→ **The problem**: Write out the opening lines of the data word for word, up to and including the line with "loan_share = [17.2, 25.9, 38.6, 44.6, 50.7]", and leave every picture and every later line out.

━━━━━ Stored data ━━━━━

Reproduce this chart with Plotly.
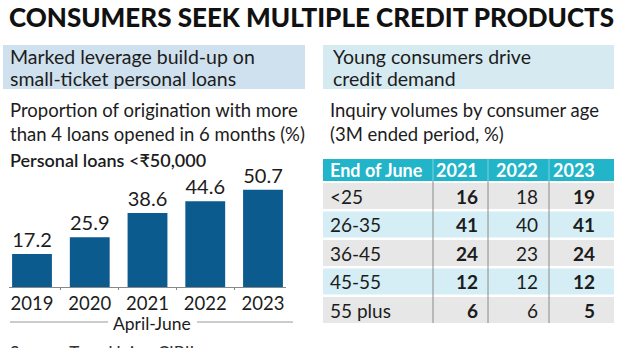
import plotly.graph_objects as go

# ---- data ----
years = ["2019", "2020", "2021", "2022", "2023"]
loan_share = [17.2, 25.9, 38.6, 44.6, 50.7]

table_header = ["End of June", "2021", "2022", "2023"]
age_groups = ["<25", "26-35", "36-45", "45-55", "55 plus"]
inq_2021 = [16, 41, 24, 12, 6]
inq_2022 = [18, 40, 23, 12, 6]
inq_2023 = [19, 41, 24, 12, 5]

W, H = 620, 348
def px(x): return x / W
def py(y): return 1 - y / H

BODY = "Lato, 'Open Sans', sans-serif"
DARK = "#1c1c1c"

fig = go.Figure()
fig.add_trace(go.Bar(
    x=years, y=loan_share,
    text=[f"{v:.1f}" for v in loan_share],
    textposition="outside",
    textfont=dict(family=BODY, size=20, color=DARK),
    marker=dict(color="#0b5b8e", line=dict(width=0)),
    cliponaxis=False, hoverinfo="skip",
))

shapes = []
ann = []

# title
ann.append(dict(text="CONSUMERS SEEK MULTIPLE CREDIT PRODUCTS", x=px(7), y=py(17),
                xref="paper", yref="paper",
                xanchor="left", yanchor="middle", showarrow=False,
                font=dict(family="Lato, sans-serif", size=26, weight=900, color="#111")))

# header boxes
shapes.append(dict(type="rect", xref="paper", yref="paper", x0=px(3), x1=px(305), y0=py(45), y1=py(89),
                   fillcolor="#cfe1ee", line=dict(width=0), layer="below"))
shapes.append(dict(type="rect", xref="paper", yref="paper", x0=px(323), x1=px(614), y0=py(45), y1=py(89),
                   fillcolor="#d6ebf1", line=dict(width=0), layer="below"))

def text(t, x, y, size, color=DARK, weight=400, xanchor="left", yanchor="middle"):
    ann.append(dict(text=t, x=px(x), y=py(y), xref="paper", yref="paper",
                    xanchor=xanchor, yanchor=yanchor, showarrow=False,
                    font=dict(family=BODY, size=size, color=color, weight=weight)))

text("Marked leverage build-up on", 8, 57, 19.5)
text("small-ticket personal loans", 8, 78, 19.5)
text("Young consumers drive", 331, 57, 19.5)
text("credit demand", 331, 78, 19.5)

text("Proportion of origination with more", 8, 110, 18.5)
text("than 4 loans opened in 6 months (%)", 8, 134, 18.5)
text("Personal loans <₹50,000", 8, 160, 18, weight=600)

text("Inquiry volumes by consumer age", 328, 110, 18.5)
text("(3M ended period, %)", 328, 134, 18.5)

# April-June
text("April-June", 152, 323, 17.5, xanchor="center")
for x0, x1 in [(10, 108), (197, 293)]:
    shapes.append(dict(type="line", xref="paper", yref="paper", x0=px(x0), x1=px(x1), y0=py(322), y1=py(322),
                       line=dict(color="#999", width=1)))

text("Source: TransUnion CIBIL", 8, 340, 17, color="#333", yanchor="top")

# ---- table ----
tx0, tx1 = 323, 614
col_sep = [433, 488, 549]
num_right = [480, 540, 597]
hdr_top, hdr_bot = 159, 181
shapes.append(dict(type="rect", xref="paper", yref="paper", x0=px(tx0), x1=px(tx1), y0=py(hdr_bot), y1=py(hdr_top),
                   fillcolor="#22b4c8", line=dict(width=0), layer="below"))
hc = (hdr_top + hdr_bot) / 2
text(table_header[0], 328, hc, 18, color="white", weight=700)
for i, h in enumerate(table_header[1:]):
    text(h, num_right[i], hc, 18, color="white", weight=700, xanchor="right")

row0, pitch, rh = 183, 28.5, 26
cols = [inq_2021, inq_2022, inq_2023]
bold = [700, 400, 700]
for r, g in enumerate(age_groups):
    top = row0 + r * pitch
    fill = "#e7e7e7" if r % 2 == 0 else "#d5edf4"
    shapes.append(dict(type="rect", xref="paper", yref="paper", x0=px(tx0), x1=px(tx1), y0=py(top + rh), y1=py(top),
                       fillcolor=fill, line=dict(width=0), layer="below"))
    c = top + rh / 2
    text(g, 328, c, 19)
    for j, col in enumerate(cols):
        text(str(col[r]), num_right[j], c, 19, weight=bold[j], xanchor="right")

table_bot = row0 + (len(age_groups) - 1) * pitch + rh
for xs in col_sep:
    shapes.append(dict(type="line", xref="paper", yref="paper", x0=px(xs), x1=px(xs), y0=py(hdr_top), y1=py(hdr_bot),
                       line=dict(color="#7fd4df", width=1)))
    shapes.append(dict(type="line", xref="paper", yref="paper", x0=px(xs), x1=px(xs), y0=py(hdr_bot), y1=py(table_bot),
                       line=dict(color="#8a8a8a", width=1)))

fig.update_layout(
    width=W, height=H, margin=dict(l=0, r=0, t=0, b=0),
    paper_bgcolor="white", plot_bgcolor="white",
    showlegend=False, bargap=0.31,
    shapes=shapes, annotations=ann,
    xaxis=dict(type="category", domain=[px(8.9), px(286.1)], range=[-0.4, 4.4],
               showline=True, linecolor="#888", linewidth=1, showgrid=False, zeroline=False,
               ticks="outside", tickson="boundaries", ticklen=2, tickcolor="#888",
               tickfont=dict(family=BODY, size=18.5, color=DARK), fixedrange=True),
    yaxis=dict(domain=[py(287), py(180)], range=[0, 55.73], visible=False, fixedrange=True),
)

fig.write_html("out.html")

━━━━━

→ **Solution to this exercise**:
Reproduce this chart with Plotly.
import plotly.graph_objects as go

# ---- data ----
years = ["2019", "2020", "2021", "2022", "2023"]
loan_share = [17.2, 25.9, 38.6, 44.6, 50.7]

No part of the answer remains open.